Some ways to help, you could reduce distractions (eg turn off the TV or iPad), offer food before a milk feed, make sure you're both relaxed and your baby is calm and showing signs of hunger. 

Eating is a social event so it can help if your baby is participating in your family meal time. It can often take many times of looking, touching, tasting or smelling something before your baby chooses to eat it. 

What about allergies?

New evidence has shown that peanut and egg should be introduced between 4 and 11 months old to help prevent food allergy. Whole nuts should not be offered until 4 years of age due to the choke risk they pose. Nut spreads on toast or satay sauce are good choices.

If allergy is a problem in your family seek advice from your child and family health nurses or doctor about baby allergies before starting solids.



  • From around 6 months, you can start to offer your baby cooled, boiled water. 
  • Until 12 months, your baby should only receive cow’s milk mixed with family foods and in cooking. After 12 months, they can try it as a drink. 
  • Avoid introducing honey until 12 months (due to a risk of infant botulism), raw or runny eggs as it can contain bacteria harmful to babies, reduced fat dairy until 2 years of age. 
  • Avoid nutrient poor foods with high levels of saturated fat, sugar, or salt (e.g. cakes, biscuits, confectionery and potato chips).
  • If possible try and feed your baby with the rest of the family. Your baby will soon learn that meal times are not just about food but also about social interaction.

Starting solids FAQs

Some baby food ideas include:

  • Baby Banana Smoothie
  • Broccoli and Carrot Mash
  • Mini Beef Stew
  • Mini Lamb Curry
  • Avocado Mash
  • Veggie Surprise
  • Chicken with Quinoa
  • Baby Macaroni
  • Fish Dish

Get the full Baby Food Recipes

Cut vegetables into small chunks or strips

Soft strips of toast

Well cooked pieces of meat, chicken or fish

Slices of boiled egg

Slices of cheese

Dip or Yoghurt to dip the finger foods into

When preparing foods for your baby food safety is important.

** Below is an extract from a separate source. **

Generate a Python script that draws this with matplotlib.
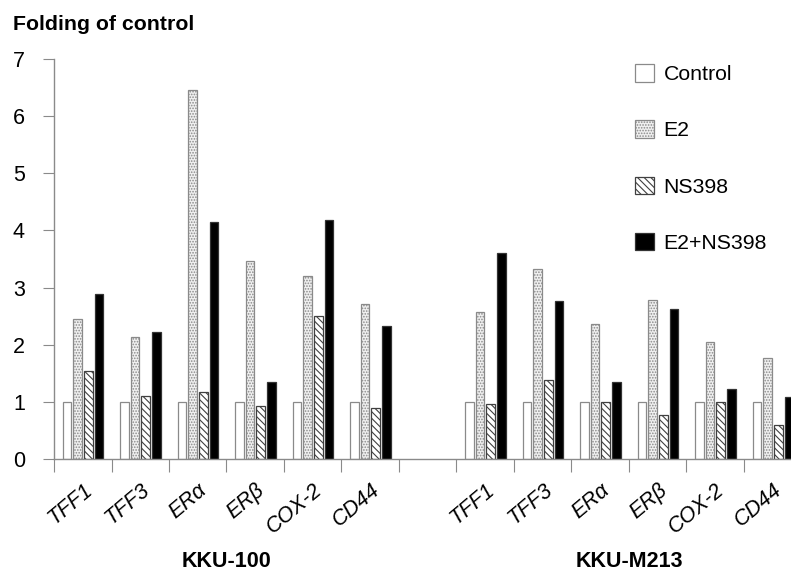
import matplotlib
matplotlib.use("Agg")
import matplotlib.pyplot as plt
from matplotlib.patches import Patch
import numpy as np

plt.rcParams['font.family'] = ['Liberation Sans', 'DejaVu Sans']
plt.rcParams['hatch.linewidth'] = 0.8

genes = ['TFF1', 'TFF3', 'ERα', 'ERβ', 'COX-2', 'CD44']
cell_lines = ['KKU-100', 'KKU-M213']
series = ['Control', 'E2', 'NS398', 'E2+NS398']

kku100 = {
    'Control':  [1, 1, 1, 1, 1, 1],
    'E2':       [2.45, 2.14, 6.45, 3.47, 3.20, 2.72],
    'NS398':    [1.54, 1.10, 1.17, 0.92, 2.50, 0.89],
    'E2+NS398': [2.88, 2.22, 4.15, 1.34, 4.19, 2.32],
}
kkum213 = {
    'Control':  [1, 1, 1, 1, 1, 1],
    'E2':       [2.57, 3.33, 2.37, 2.78, 2.05, 1.76],
    'NS398':    [0.97, 1.39, 1.00, 0.77, 0.99, 0.60],
    'E2+NS398': [3.60, 2.76, 1.35, 2.62, 1.23, 1.09],
}

styles = {
    'Control':  dict(facecolor='white', edgecolor='#8a8a8a', hatch=None),
    'E2':       dict(facecolor='#f0f0f0', edgecolor='#8a8a8a', hatch='......'),
    'NS398':    dict(facecolor='white', edgecolor='#404040', hatch='\\\\\\\\\\'),
    'E2+NS398': dict(facecolor='black', edgecolor='#333333', hatch=None),
}

fig = plt.figure(figsize=(7.91, 5.71), dpi=100)
ax = fig.add_axes([54/791, 112/571, 747.5/791, 400/571])

pos100 = np.arange(6) + 0.5
posm213 = np.arange(7, 13) + 0.5
offsets = [-0.275, -0.09, 0.095, 0.28]
width = 0.15

for k, s in enumerate(series):
    st = styles[s]
    for pos, data in ((pos100, kku100), (posm213, kkum213)):
        ax.bar(pos + offsets[k], data[s], width=width, facecolor=st['facecolor'],
               edgecolor=st['edgecolor'], hatch=st['hatch'], linewidth=0.9)

ax.set_xlim(0, 13)
ax.set_ylim(0, 7)
ax.set_yticks(range(8))
ax.tick_params(axis='y', direction='out', length=8, color='#8a8a8a', labelsize=15.5, pad=13)
ax.set_xticks(np.arange(14))
ax.set_xticklabels([])
ax.tick_params(axis='x', which='major', direction='out', length=9, color='#8a8a8a')
ax.set_xticks(np.concatenate([pos100, posm213]), minor=True)
ax.set_xticklabels(genes + genes, minor=True, rotation=40, ha='right',
                   rotation_mode='anchor', fontsize=15.5, style='italic')
ax.tick_params(axis='x', which='minor', length=0, pad=15)

for side in ('top', 'right'):
    ax.spines[side].set_visible(False)
for side in ('left', 'bottom'):
    ax.spines[side].set_color('#8a8a8a')
    ax.spines[side].set_linewidth(1.0)

ax.text(3.0, -1.79, cell_lines[0], transform=ax.transData, ha='center', va='center',
        fontsize=15.5, fontweight='bold')
ax.text(10.0, -1.79, cell_lines[1], transform=ax.transData, ha='center', va='center',
        fontsize=15.5, fontweight='bold')

fig.text(13/791, 1 - 25/571, 'Folding of control', fontsize=15.3, fontweight='bold',
         ha='left', va='center')

handles = [Patch(facecolor=styles[s]['facecolor'], edgecolor=styles[s]['edgecolor'],
                 hatch=styles[s]['hatch'], linewidth=0.9) for s in series]
leg = ax.legend(handles, series, loc='upper left', bbox_to_anchor=(618/791, 1 - 47/571),
                bbox_transform=fig.transFigure, frameon=False, fontsize=15.3,
                handlelength=0.9, handleheight=0.9, labelspacing=1.7, handletextpad=0.45,
                borderpad=0.3)

fig.savefig('out.png', dpi=100)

Always wash your hands before you begin and make sure the area you're preparing in is clean.

You can also use different coloured boards for food types: one each for chopping meats, fruits and vegetables.

If you’re using a microwave oven to heat baby’s food, always stir food thoroughly before serving, and check the temperature.

While fresh, home prepared food baby food is often a tastier, fresher, more textured and economical choice, it's not always available or convenient to prepare. Commercial baby food can be a stop-gap for some busy parents. If you can, it's better to offer these types of food using a spoon rather than allowing your child to suck straight out of the pouch. 

Always stay with your baby while they're eating. Use a 5 point safety harness when your baby is in a high chair or low chair to prevent your baby from moving around whilst eating. 

Don’t give food in the car whilst you are driving and may not be aware, or able to stop if your child begins choking.

Avoiding giving your baby nuts, small hard foods (such as raw or undercooked pieces of hard fruit and vegetables, popcorn, rice cakes and cocktail frankfurts) and small slippery foods (such as whole grapes and whole cherry tomatoes).